Directions: Drop the pictures, then extract the listing word for word.

Information supplied:
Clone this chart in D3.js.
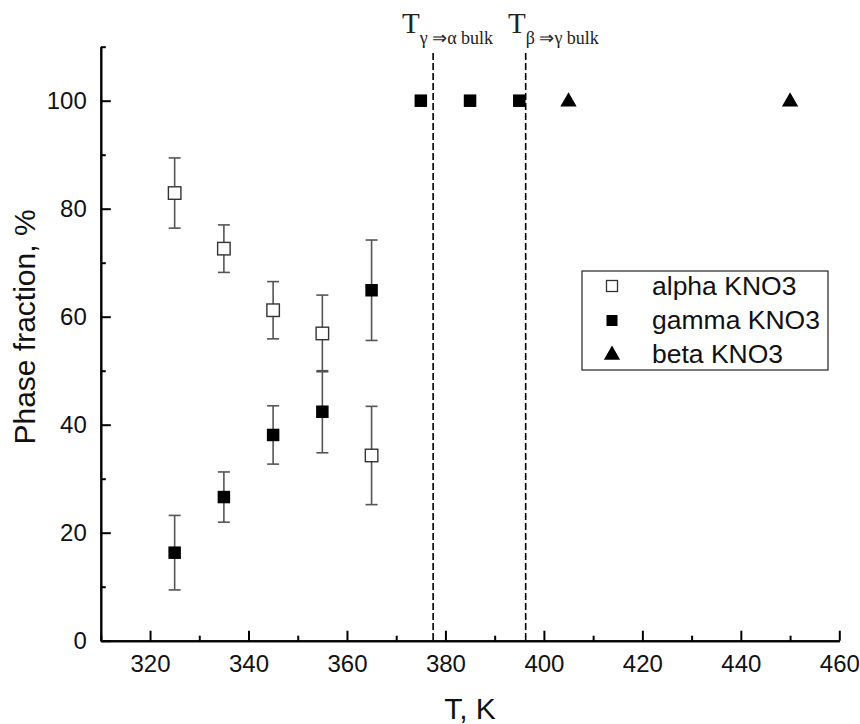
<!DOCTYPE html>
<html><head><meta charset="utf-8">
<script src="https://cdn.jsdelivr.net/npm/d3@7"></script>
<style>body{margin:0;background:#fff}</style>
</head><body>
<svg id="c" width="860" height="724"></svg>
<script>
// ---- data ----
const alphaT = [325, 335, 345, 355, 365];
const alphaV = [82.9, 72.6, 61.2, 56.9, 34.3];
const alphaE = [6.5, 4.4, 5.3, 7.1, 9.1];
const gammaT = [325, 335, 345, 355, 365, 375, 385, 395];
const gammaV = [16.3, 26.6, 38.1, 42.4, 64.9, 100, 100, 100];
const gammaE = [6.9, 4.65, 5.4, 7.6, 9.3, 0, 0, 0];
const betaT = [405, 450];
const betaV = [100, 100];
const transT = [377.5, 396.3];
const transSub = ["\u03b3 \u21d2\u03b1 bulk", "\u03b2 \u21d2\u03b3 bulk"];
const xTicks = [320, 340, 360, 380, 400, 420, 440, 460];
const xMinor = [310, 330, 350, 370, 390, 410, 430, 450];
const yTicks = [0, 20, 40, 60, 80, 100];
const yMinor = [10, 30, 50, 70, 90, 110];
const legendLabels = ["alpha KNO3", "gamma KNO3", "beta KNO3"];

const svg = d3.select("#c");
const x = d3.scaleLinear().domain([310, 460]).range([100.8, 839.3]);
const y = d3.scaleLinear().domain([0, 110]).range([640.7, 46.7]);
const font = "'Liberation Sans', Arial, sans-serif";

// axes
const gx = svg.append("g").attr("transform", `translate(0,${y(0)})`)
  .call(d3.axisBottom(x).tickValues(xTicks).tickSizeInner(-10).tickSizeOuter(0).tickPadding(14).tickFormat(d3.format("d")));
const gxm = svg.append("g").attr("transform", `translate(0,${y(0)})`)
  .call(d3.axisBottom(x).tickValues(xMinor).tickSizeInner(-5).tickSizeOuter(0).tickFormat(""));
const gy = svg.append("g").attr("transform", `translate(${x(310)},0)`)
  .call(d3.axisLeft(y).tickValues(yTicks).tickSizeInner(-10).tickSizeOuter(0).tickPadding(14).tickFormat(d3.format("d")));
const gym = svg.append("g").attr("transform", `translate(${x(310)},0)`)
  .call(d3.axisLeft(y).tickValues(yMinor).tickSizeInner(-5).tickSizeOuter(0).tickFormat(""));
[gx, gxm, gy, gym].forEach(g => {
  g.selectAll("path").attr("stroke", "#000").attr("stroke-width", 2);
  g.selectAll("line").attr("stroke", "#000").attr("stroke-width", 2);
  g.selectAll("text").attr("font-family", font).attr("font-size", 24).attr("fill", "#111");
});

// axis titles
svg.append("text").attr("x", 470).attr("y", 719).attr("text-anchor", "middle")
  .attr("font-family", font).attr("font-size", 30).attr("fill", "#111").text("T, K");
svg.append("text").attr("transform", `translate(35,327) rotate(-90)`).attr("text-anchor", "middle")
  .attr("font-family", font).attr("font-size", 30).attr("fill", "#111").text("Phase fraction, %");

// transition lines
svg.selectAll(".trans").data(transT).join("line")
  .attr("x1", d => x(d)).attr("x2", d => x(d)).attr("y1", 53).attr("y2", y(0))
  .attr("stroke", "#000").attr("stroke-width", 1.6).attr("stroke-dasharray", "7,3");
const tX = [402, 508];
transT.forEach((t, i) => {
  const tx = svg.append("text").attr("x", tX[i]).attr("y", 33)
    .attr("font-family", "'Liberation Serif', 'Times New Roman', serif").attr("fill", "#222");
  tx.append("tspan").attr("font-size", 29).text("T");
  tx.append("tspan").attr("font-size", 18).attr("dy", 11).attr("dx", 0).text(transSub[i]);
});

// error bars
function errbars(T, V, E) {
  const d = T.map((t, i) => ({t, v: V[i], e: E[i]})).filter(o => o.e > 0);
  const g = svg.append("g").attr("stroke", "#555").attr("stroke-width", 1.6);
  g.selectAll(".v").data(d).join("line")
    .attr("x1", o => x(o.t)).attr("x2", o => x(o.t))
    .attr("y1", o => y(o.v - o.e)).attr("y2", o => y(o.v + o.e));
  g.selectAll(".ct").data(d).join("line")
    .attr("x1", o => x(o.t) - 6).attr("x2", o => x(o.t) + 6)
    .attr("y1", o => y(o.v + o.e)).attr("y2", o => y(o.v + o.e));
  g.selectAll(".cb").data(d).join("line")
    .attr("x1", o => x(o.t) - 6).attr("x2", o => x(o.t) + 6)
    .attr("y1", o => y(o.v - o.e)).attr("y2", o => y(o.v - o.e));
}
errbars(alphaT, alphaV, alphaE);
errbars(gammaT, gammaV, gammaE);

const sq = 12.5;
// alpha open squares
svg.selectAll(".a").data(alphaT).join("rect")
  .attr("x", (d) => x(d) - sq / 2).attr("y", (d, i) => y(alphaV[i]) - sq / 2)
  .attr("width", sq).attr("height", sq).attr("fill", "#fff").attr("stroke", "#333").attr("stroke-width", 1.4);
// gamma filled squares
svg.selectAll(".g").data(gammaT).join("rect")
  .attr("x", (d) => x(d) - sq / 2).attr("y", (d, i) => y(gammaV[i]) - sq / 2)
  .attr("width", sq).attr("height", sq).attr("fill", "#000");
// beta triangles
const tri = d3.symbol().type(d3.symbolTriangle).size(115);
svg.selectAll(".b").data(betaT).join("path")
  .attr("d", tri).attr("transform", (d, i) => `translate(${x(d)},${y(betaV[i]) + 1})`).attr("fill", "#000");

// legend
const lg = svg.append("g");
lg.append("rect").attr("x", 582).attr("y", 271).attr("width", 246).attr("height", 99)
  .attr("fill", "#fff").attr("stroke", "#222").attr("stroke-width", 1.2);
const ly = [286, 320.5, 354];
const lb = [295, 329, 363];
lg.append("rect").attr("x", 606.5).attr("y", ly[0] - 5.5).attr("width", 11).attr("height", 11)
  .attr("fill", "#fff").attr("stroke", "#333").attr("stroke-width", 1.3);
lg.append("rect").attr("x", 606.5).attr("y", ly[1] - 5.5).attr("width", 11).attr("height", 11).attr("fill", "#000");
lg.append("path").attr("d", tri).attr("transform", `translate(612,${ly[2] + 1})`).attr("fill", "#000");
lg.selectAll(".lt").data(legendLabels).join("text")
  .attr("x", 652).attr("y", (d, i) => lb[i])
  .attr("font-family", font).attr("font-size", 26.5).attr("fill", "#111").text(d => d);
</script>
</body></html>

Response:
Clone this chart in D3.js.
<!DOCTYPE html>
<html><head><meta charset="utf-8">
<script src="https://cdn.jsdelivr.net/npm/d3@7"></script>
<style>body{margin:0;background:#fff}</style>
</head><body>
<svg id="c" width="860" height="724"></svg>
<script>
// ---- data ----
const alphaT = [325, 335, 345, 355, 365];
const alphaV = [82.9, 72.6, 61.2, 56.9, 34.3];
const alphaE = [6.5, 4.4, 5.3, 7.1, 9.1];
const gammaT = [325, 335, 345, 355, 365, 375, 385, 395];
const gammaV = [16.3, 26.6, 38.1, 42.4, 64.9, 100, 100, 100];
const gammaE = [6.9, 4.65, 5.4, 7.6, 9.3, 0, 0, 0];
const betaT = [405, 450];
const betaV = [100, 100];
const transT = [377.5, 396.3];
const transSub = ["\u03b3 \u21d2\u03b1 bulk", "\u03b2 \u21d2\u03b3 bulk"];
const xTicks = [320, 340, 360, 380, 400, 420, 440, 460];
const xMinor = [310, 330, 350, 370, 390, 410, 430, 450];
const yTicks = [0, 20, 40, 60, 80, 100];
const yMinor = [10, 30, 50, 70, 90, 110];
const legendLabels = ["alpha KNO3", "gamma KNO3", "beta KNO3"];

const svg = d3.select("#c");
const x = d3.scaleLinear().domain([310, 460]).range([100.8, 839.3]);
const y = d3.scaleLinear().domain([0, 110]).range([640.7, 46.7]);
const font = "'Liberation Sans', Arial, sans-serif";

// axes
const gx = svg.append("g").attr("transform", `translate(0,${y(0)})`)
  .call(d3.axisBottom(x).tickValues(xTicks).tickSizeInner(-10).tickSizeOuter(0).tickPadding(14).tickFormat(d3.format("d")));
const gxm = svg.append("g").attr("transform", `translate(0,${y(0)})`)
  .call(d3.axisBottom(x).tickValues(xMinor).tickSizeInner(-5).tickSizeOuter(0).tickFormat(""));
const gy = svg.append("g").attr("transform", `translate(${x(310)},0)`)
  .call(d3.axisLeft(y).tickValues(yTicks).tickSizeInner(-10).tickSizeOuter(0).tickPadding(14).tickFormat(d3.format("d")));
const gym = svg.append("g").attr("transform", `translate(${x(310)},0)`)
  .call(d3.axisLeft(y).tickValues(yMinor).tickSizeInner(-5).tickSizeOuter(0).tickFormat(""));
[gx, gxm, gy, gym].forEach(g => {
  g.selectAll("path").attr("stroke", "#000").attr("stroke-width", 2);
  g.selectAll("line").attr("stroke", "#000").attr("stroke-width", 2);
  g.selectAll("text").attr("font-family", font).attr("font-size", 24).attr("fill", "#111");
});

// axis titles
svg.append("text").attr("x", 470).attr("y", 719).attr("text-anchor", "middle")
  .attr("font-family", font).attr("font-size", 30).attr("fill", "#111").text("T, K");
svg.append("text").attr("transform", `translate(35,327) rotate(-90)`).attr("text-anchor", "middle")
  .attr("font-family", font).attr("font-size", 30).attr("fill", "#111").text("Phase fraction, %");

// transition lines
svg.selectAll(".trans").data(transT).join("line")
  .attr("x1", d => x(d)).attr("x2", d => x(d)).attr("y1", 53).attr("y2", y(0))
  .attr("stroke", "#000").attr("stroke-width", 1.6).attr("stroke-dasharray", "7,3");
const tX = [402, 508];
transT.forEach((t, i) => {
  const tx = svg.append("text").attr("x", tX[i]).attr("y", 33)
    .attr("font-family", "'Liberation Serif', 'Times New Roman', serif").attr("fill", "#222");
  tx.append("tspan").attr("font-size", 29).text("T");
  tx.append("tspan").attr("font-size", 18).attr("dy", 11).attr("dx", 0).text(transSub[i]);
});

// error bars
function errbars(T, V, E) {
  const d = T.map((t, i) => ({t, v: V[i], e: E[i]})).filter(o => o.e > 0);
  const g = svg.append("g").attr("stroke", "#555").attr("stroke-width", 1.6);
  g.selectAll(".v").data(d).join("line")
    .attr("x1", o => x(o.t)).attr("x2", o => x(o.t))
    .attr("y1", o => y(o.v - o.e)).attr("y2", o => y(o.v + o.e));
  g.selectAll(".ct").data(d).join("line")
    .attr("x1", o => x(o.t) - 6).attr("x2", o => x(o.t) + 6)
    .attr("y1", o => y(o.v + o.e)).attr("y2", o => y(o.v + o.e));
  g.selectAll(".cb").data(d).join("line")
    .attr("x1", o => x(o.t) - 6).attr("x2", o => x(o.t) + 6)
    .attr("y1", o => y(o.v - o.e)).attr("y2", o => y(o.v - o.e));
}
errbars(alphaT, alphaV, alphaE);
errbars(gammaT, gammaV, gammaE);

const sq = 12.5;
// alpha open squares
svg.selectAll(".a").data(alphaT).join("rect")
  .attr("x", (d) => x(d) - sq / 2).attr("y", (d, i) => y(alphaV[i]) - sq / 2)
  .attr("width", sq).attr("height", sq).attr("fill", "#fff").attr("stroke", "#333").attr("stroke-width", 1.4);
// gamma filled squares
svg.selectAll(".g").data(gammaT).join("rect")
  .attr("x", (d) => x(d) - sq / 2).attr("y", (d, i) => y(gammaV[i]) - sq / 2)
  .attr("width", sq).attr("height", sq).attr("fill", "#000");
// beta triangles
const tri = d3.symbol().type(d3.symbolTriangle).size(115);
svg.selectAll(".b").data(betaT).join("path")
  .attr("d", tri).attr("transform", (d, i) => `translate(${x(d)},${y(betaV[i]) + 1})`).attr("fill", "#000");

// legend
const lg = svg.append("g");
lg.append("rect").attr("x", 582).attr("y", 271).attr("width", 246).attr("height", 99)
  .attr("fill", "#fff").attr("stroke", "#222").attr("stroke-width", 1.2);
const ly = [286, 320.5, 354];
const lb = [295, 329, 363];
lg.append("rect").attr("x", 606.5).attr("y", ly[0] - 5.5).attr("width", 11).attr("height", 11)
  .attr("fill", "#fff").attr("stroke", "#333").attr("stroke-width", 1.3);
lg.append("rect").attr("x", 606.5).attr("y", ly[1] - 5.5).attr("width", 11).attr("height", 11).attr("fill", "#000");
lg.append("path").attr("d", tri).attr("transform", `translate(612,${ly[2] + 1})`).attr("fill", "#000");
lg.selectAll(".lt").data(legendLabels).join("text")
  .attr("x", 652).attr("y", (d, i) => lb[i])
  .attr("font-family", font).attr("font-size", 26.5).attr("fill", "#111").text(d => d);
</script>
</body></html>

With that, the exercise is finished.